Children of Dust
A Memoir of Pakistan
By Ali Eteraz
HarperOne. 337 pp. $25.99
Ali Eteraz has been a devout Muslim, a disillusioned skeptic and everything in between. Throughout his meandering spiritual journey, his faith has given him great pride and contentedness but has also been a source of deep shame, anger and frustration. This emotional struggle is the backdrop for his memoir, "Children of Dust," which chronicles his childhood in Pakistan, his family's immigration to the United States and finally his return to Asia as an adult.
Eteraz grew up attending a madrassa in rural Pakistan, where he spent his days memorizing the Koran and enduring harsh beatings for his mistakes. When his family relocated to Alabama during his adolescence, he struggled to fit in with his peers while adhering to the strict religious practices his family enforced. "I was too embarrassed to admit to non-Muslims that it was Islam -- archaic, anachronistic, exotic Islam -- that controlled me," Eteraz writes. "Admitting that would lead me to be viewed as an outsider -- and I wanted nothing more than to be American."
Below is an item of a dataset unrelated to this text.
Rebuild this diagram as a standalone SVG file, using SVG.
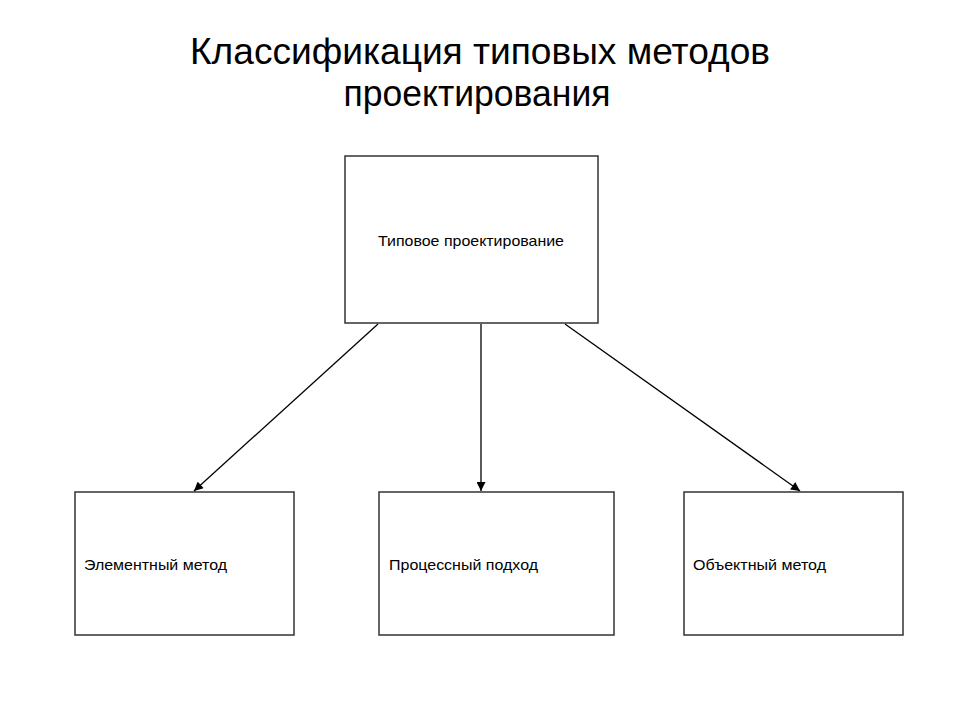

From there, you might say Eteraz got religious whiplash: He describes periods of intense absorption in the dutiful practice of Islam, followed by phases of doubt and cynicism. In particular, he deeply questioned his faith after a harrowing trip to Pakistan, where he narrowly escaped being killed by fellow Muslims who suspected he was a U.S. agent. Finally, the Sept. 11, 2001, attacks changed his worldview definitively. "I felt an unbridgeable distance from those militants across the globe that I'd long ago felt drawn to and then, more recently, had felt pity for," he writes.
Amid all the soul-searching, Eteraz manages to amusingly describe his teenage antics and poke some fun at himself for all the superficial ways he tried to make friends envy him for his piety. These honest details make his story even more compelling.